In-situ observation of growth characteristics of M7C3 carbides in hypoeutectic Fe-Cr-C alloys

Carbides with high hardness in the matrix have been shown to improve erosive wear characteristics in Fe-Cr-C alloys. In-situ experiments to observe the characteristics of nucleation and growth of carbides are important for an in-depth understanding of the formation mechanism of carbides. In this paper, the in-situ, real-time observation of phase transformation during melting-solidification of smelted hypoeutectic Fe-15wt%Cr-1.5.wt%C alloys was carried out using Confocal Laser Scanning Microscope (CLSM). The morphology and elements distribution of alloy specimens after in-situ observation were further characterized by Field Emission Scanning Electron Microscope (FE-SEM) and Energy Dispersive Spectrometer (EDS), respectively. The phase composition of the alloy specimens was verified by X-ray Diffractometry (XRD). Results show that phases in the alloy underwent different phase transformations and M7C3 carbides exhibited different states at different temperatures. Different holding times (1 s, 60 s, 300 s) at 1273 K also resulted in the formation of M7C3 carbides with different morphologies.
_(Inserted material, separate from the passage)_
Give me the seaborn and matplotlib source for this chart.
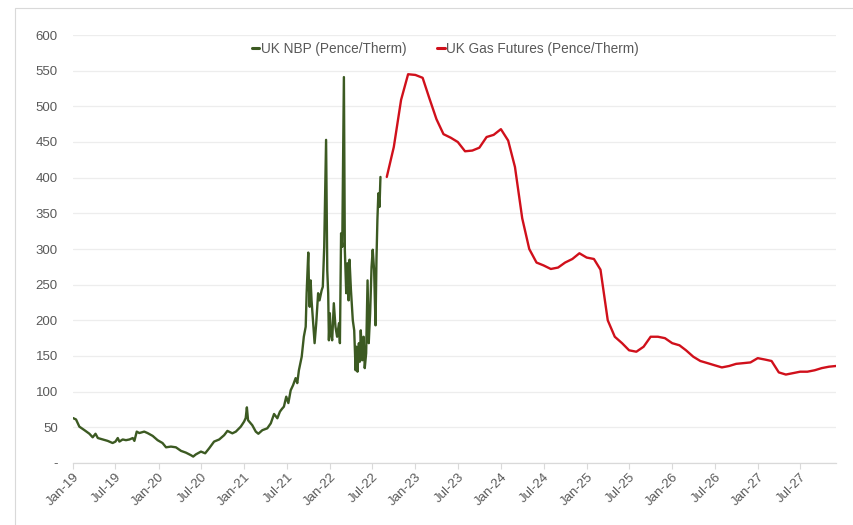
import matplotlib
matplotlib.use("Agg")
import matplotlib.pyplot as plt
import matplotlib.dates as mdates
from matplotlib.patches import Rectangle
from matplotlib.ticker import FuncFormatter, MultipleLocator
import pandas as pd
import seaborn as sns

# UK NBP spot price (pence/therm)
nbp_dates = [
    "2019-01-01", "2019-01-14", "2019-01-28", "2019-02-19", "2019-03-12", "2019-03-26",
    "2019-04-07", "2019-04-17", "2019-05-08", "2019-05-29", "2019-06-19", "2019-07-01",
    "2019-07-11", "2019-07-18", "2019-08-01", "2019-08-15", "2019-08-30", "2019-09-13",
    "2019-09-20", "2019-09-30", "2019-10-11", "2019-11-01", "2019-11-15", "2019-12-07",
    "2019-12-28", "2020-01-18", "2020-02-02", "2020-02-23", "2020-03-15", "2020-04-06",
    "2020-04-27", "2020-05-18", "2020-05-28", "2020-06-08", "2020-06-30", "2020-07-18",
    "2020-08-04", "2020-08-25", "2020-09-16", "2020-10-07", "2020-10-21", "2020-11-11",
    "2020-11-26", "2020-12-17", "2020-12-31", "2021-01-07", "2021-01-12", "2021-01-17",
    "2021-02-04", "2021-02-19", "2021-03-02", "2021-03-19", "2021-04-09", "2021-04-24",
    "2021-05-08", "2021-05-22", "2021-06-02", "2021-06-11", "2021-06-19", "2021-06-29",
    "2021-07-08", "2021-07-18", "2021-07-28", "2021-08-08", "2021-08-15", "2021-08-22",
    "2021-09-03", "2021-09-12", "2021-09-20", "2021-09-24", "2021-10-01", "2021-10-04",
    "2021-10-07", "2021-10-11", "2021-10-15", "2021-10-22", "2021-10-28", "2021-11-04",
    "2021-11-12", "2021-11-18", "2021-11-27", "2021-12-02", "2021-12-08", "2021-12-11",
    "2021-12-16", "2021-12-21", "2021-12-25", "2021-12-28", "2022-01-01", "2022-01-05",
    "2022-01-11", "2022-01-18", "2022-01-25", "2022-02-01", "2022-02-09", "2022-02-13",
    "2022-02-18", "2022-02-23", "2022-03-02", "2022-03-06", "2022-03-12", "2022-03-17",
    "2022-03-22", "2022-03-26", "2022-04-01", "2022-04-09", "2022-04-15", "2022-04-21",
    "2022-04-25", "2022-04-29", "2022-05-05", "2022-05-09", "2022-05-13", "2022-05-19",
    "2022-05-25", "2022-05-30", "2022-06-05", "2022-06-11", "2022-06-16", "2022-06-22",
    "2022-06-28", "2022-07-03", "2022-07-09", "2022-07-15", "2022-07-19", "2022-07-23",
    "2022-07-27", "2022-08-01", "2022-08-05",
]
nbp_values = [
    63, 61, 51, 46, 41, 36,
    41, 35, 33, 31, 28, 30,
    35, 30, 33, 32, 33, 35,
    31, 44, 42, 44, 42, 38,
    32, 28, 22, 23, 22, 17,
    14.5, 11, 9, 12, 16, 13.6,
    20.6, 30, 33, 39, 45, 41.6,
    44, 51, 58, 63, 78, 60,
    53, 44, 41, 46, 48.6, 55.6,
    68.7, 62.7, 72, 76, 79, 93,
    84, 102, 109, 119, 112, 130,
    149, 177, 191, 238, 295, 247,
    219, 256, 228, 196, 168, 196,
    238, 228, 242, 247, 303, 359,
    453, 270, 238, 172, 210, 182,
    172, 224, 191, 177, 196, 168,
    322, 303, 541, 299, 238, 280,
    228, 285, 243, 200, 186, 130,
    163, 128, 168, 142, 186, 144,
    177, 133, 154, 256, 168, 210,
    275, 299, 270, 193, 285, 341,
    378, 359, 401,
]

# UK gas futures curve, monthly contracts Sep-22 .. Dec-27 (pence/therm)
fut_start = "2022-09-01"
fut_values = [
    401, 443, 509, 545,
    544, 540, 512, 482, 461, 456, 450, 437, 438, 442, 457, 460,
    468, 452, 415, 343, 300, 281, 277, 272, 274, 281, 286, 294,
    288, 286, 271, 200, 177, 168, 158, 156, 163, 177, 177, 175,
    168, 165, 158, 149, 143, 140, 137, 134, 136, 139, 140, 141,
    147, 145, 143, 127, 124, 126, 128, 128, 130, 133, 135, 136,
]

series_names = ["UK NBP (Pence/Therm)", "UK Gas Futures (Pence/Therm)"]
series_colors = ["#3c5a22", "#d0101b"]

nbp = pd.DataFrame({"date": pd.to_datetime(nbp_dates), "value": nbp_values,
                    "series": series_names[0]})
fut = pd.DataFrame({"date": pd.date_range(fut_start, periods=len(fut_values), freq="MS"),
                    "value": fut_values, "series": series_names[1]})
df = pd.concat([nbp, fut], ignore_index=True)

sns.set_theme(style="white")
plt.rcParams["font.family"] = ["Liberation Sans", "DejaVu Sans"]

text_grey = "#595959"
fig = plt.figure(figsize=(8.54, 5.25), dpi=100)
ax = fig.add_axes([73 / 854, 1 - 463 / 525, (836 - 73) / 854, (463 - 35) / 525])

sns.lineplot(data=df, x="date", y="value", hue="series", hue_order=series_names,
             palette=dict(zip(series_names, series_colors)), linewidth=1.7,
             ax=ax, estimator=None, sort=True)

ax.set_xlim(pd.Timestamp("2019-01-01"), pd.Timestamp("2027-12-01"))
ax.set_ylim(0, 600)
ax.yaxis.set_major_locator(MultipleLocator(50))
ax.yaxis.set_major_formatter(FuncFormatter(lambda v, p: "-" if v == 0 else f"{v:.0f}"))
ax.grid(axis="y", color="#ededed", linewidth=0.9)
ax.grid(axis="x", visible=False)
ax.set_axisbelow(True)

ax.xaxis.set_major_locator(mdates.MonthLocator(bymonth=[1, 7]))
ax.xaxis.set_major_formatter(mdates.DateFormatter("%b-%y"))
ax.set_xlabel("")
ax.set_ylabel("")

for side in ["top", "right", "left"]:
    ax.spines[side].set_visible(False)
ax.spines["bottom"].set_color("#d9d9d9")
ax.spines["bottom"].set_linewidth(0.9)

ax.tick_params(axis="y", length=0, pad=11, labelsize=9.5, labelcolor=text_grey)
ax.tick_params(axis="x", bottom=True, length=4, width=0.8, color="#d9d9d9",
               pad=2, labelsize=9.5, labelcolor=text_grey)
for lbl in ax.get_xticklabels():
    lbl.set_rotation(45)
    lbl.set_ha("right")
    lbl.set_va("top")
    lbl.set_rotation_mode("anchor")

leg = ax.legend(loc="upper center", bbox_to_anchor=(0.488, 1.0), ncol=2, frameon=False,
                handlelength=0.55, handletextpad=0.1, columnspacing=2.3,
                fontsize=9.8, borderaxespad=0.1)
for t in leg.get_texts():
    t.set_color(text_grey)
for h in leg.get_lines():
    h.set_linewidth(2.2)

fig.patches.append(Rectangle((15 / 854, -0.05), 1.2, 1 - 8 / 525 + 0.05,
                             transform=fig.transFigure, fill=False,
                             edgecolor="#d9d9d9", linewidth=0.8))

fig.savefig("out.png", dpi=100)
The ejected of Cr and C elements from the austenite into the liquid phase provided the concentration requirement for the formation of M7C3 carbides. Lamellar eutectic carbides, as well as rosette-like carbides, required a larger growth space between austenite dendrites to form compared to rod-like and plate-like carbides. Finally, a comprehensive summary of the growth mechanisms of M7C3 carbides with different morphologies was presented based on in-situ experiments and SEM analysis, which provided a more comprehensive and vivid perspective on the formation and growth of M7C3 carbides.